## Brief
Return each line containing "with".

————

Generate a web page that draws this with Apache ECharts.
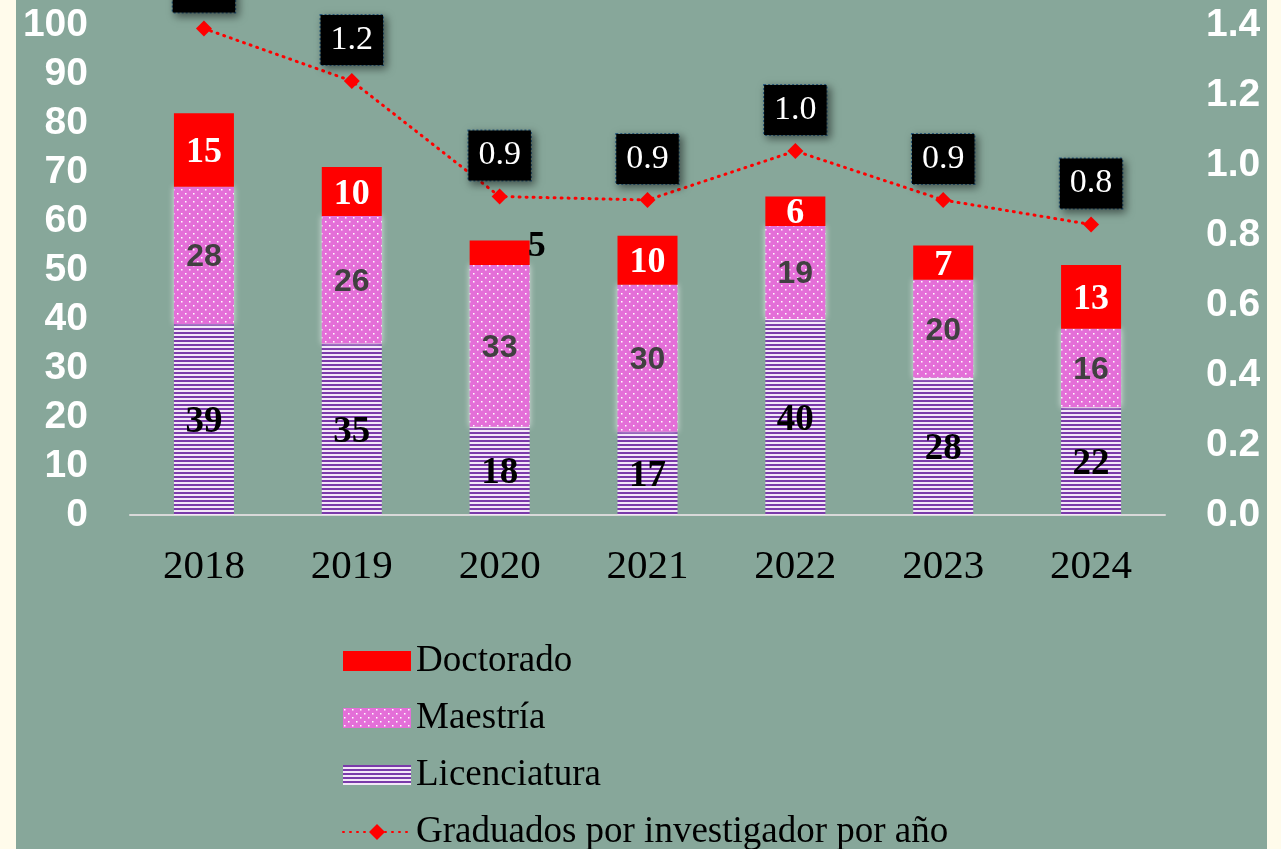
<!DOCTYPE html>
<html>
<head>
<meta charset="utf-8">
<script src="https://cdn.jsdelivr.net/npm/echarts@6/dist/echarts.min.js"></script>
<style>
  html, body { margin: 0; padding: 0; background: #fffbeb; }
  #main { position: absolute; left: 16px; top: 0; width: 1251px; height: 849px; background: #87a79a; }
</style>
</head>
<body>
<div id="main"></div>
<script>
var years = ['2018', '2019', '2020', '2021', '2022', '2023', '2024'];
var licenciatura = [39, 35, 18, 17, 40, 28, 22];
var maestria = [28, 26, 33, 30, 19, 20, 16];
var doctorado = [15, 10, 5, 10, 6, 7, 13];
var porInvestigador = [1.39, 1.24, 0.91, 0.90, 1.04, 0.90, 0.83];
var leftTicks = { min: 0, max: 100, interval: 10 };
var rightTicks = { min: 0, max: 1.4, interval: 0.2 };

// horizontal purple stripes
function stripePattern() {
  var c = document.createElement('canvas');
  c.width = 8; c.height = 4;
  var ctx = c.getContext('2d');
  ctx.fillStyle = '#f3e6f8';
  ctx.fillRect(0, 0, 8, 4);
  ctx.fillStyle = '#7a3aaa';
  ctx.fillRect(0, 0, 8, 2);
  return c;
}
// pink with white dots
function dotPattern() {
  var c = document.createElement('canvas');
  c.width = 8; c.height = 8;
  var ctx = c.getContext('2d');
  ctx.fillStyle = '#e46fd8';
  ctx.fillRect(0, 0, 8, 8);
  ctx.fillStyle = '#ffffff';
  ctx.fillRect(1, 1, 1.5, 1.5);
  ctx.fillRect(5, 5, 1.5, 1.5);
  return c;
}

var serif = '"Liberation Serif", "Times New Roman", serif';
var sans = '"Liberation Sans", Arial, sans-serif';

var myChart = echarts.init(document.getElementById('main'));

var docData = doctorado.map(function (v, i) {
  if (v < 6) {
    return {
      value: v,
      label: { position: 'right', offset: [-4, -6], color: '#000000', distance: 2 }
    };
  }
  return v;
});

var option = {
  animation: false,
  grid: { left: 114, right: 102, top: 25, bottom: 334 },
  legend: {
    orient: 'vertical',
    left: 326,
    top: 640,
    height: 230,
    padding: 0,
    itemWidth: 68,
    itemHeight: 20,
    itemGap: 15,
    itemTextGap: 8,
    data: [
      { name: 'Doctorado', icon: 'rect' },
      { name: 'Maestría', icon: 'rect' },
      { name: 'Licenciatura', icon: 'rect' },
      'Graduados por investigador por año'
    ],
    textStyle: { fontFamily: serif, fontSize: 37, color: '#000000', lineHeight: 42 }
  },
  xAxis: {
    type: 'category',
    data: years,
    axisLine: { show: true, lineStyle: { color: '#d9d9d9', width: 2 } },
    axisTick: { show: false },
    axisLabel: { fontFamily: serif, fontSize: 41, color: '#000000', margin: 32 }
  },
  yAxis: [
    {
      type: 'value',
      min: leftTicks.min, max: leftTicks.max, interval: leftTicks.interval,
      splitLine: { show: false },
      axisLine: { show: false },
      axisTick: { show: false },
      axisLabel: { fontFamily: sans, fontWeight: 'bold', fontSize: 39, color: '#ffffff', margin: 42 }
    },
    {
      type: 'value',
      min: rightTicks.min, max: rightTicks.max, interval: rightTicks.interval,
      splitLine: { show: false },
      axisLine: { show: false },
      axisTick: { show: false },
      axisLabel: {
        fontFamily: sans, fontWeight: 'bold', fontSize: 39, color: '#ffffff', margin: 41,
        formatter: function (v) { return v.toFixed(1); }
      }
    }
  ],
  series: [
    {
      name: 'Licenciatura',
      type: 'bar',
      stack: 'total',
      barWidth: 60,
      data: licenciatura,
      itemStyle: { color: { image: stripePattern(), repeat: 'repeat' } },
      label: {
        show: true, position: 'inside', offset: [0, 3],
        fontFamily: serif, fontWeight: 'bold', fontSize: 37, color: '#000000'
      }
    },
    {
      name: 'Maestría',
      type: 'bar',
      stack: 'total',
      barWidth: 60,
      data: maestria,
      itemStyle: {
        color: { image: dotPattern(), repeat: 'repeat' },
        shadowColor: 'rgba(255,255,255,0.7)', shadowBlur: 6
      },
      label: {
        show: true, position: 'inside', offset: [0, 2],
        fontFamily: sans, fontWeight: 'bold', fontSize: 32, color: '#404040'
      }
    },
    {
      name: 'Doctorado',
      type: 'bar',
      stack: 'total',
      barWidth: 60,
      data: docData,
      itemStyle: { color: '#ff0000' },
      label: {
        show: true, position: 'inside', offset: [0, 3],
        fontFamily: serif, fontWeight: 'bold', fontSize: 36, color: '#ffffff'
      }
    },
    {
      name: 'Graduados por investigador por año',
      type: 'line',
      yAxisIndex: 1,
      data: porInvestigador,
      symbol: 'diamond',
      symbolSize: 16,
      itemStyle: { color: '#ff0000' },
      lineStyle: { color: '#ff0000', width: 3, type: [1, 6], cap: 'round' },
      label: {
        show: true,
        position: 'top',
        distance: 8,
        formatter: function (p) { return p.value.toFixed(1); },
        fontFamily: serif, fontSize: 34, color: '#ffffff',
        backgroundColor: '#000000',
        padding: [8, 10],
        borderColor: '#2a5d80', borderWidth: 1, borderType: 'dotted',
        shadowColor: 'rgba(0,0,0,0.5)', shadowBlur: 8, shadowOffsetX: 3, shadowOffsetY: 3
      }
    }
  ]
};

option && myChart.setOption(option);
</script>
</body>
</html>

————

## Written response
Generate a web page that draws this with Apache ECharts.
// pink with white dots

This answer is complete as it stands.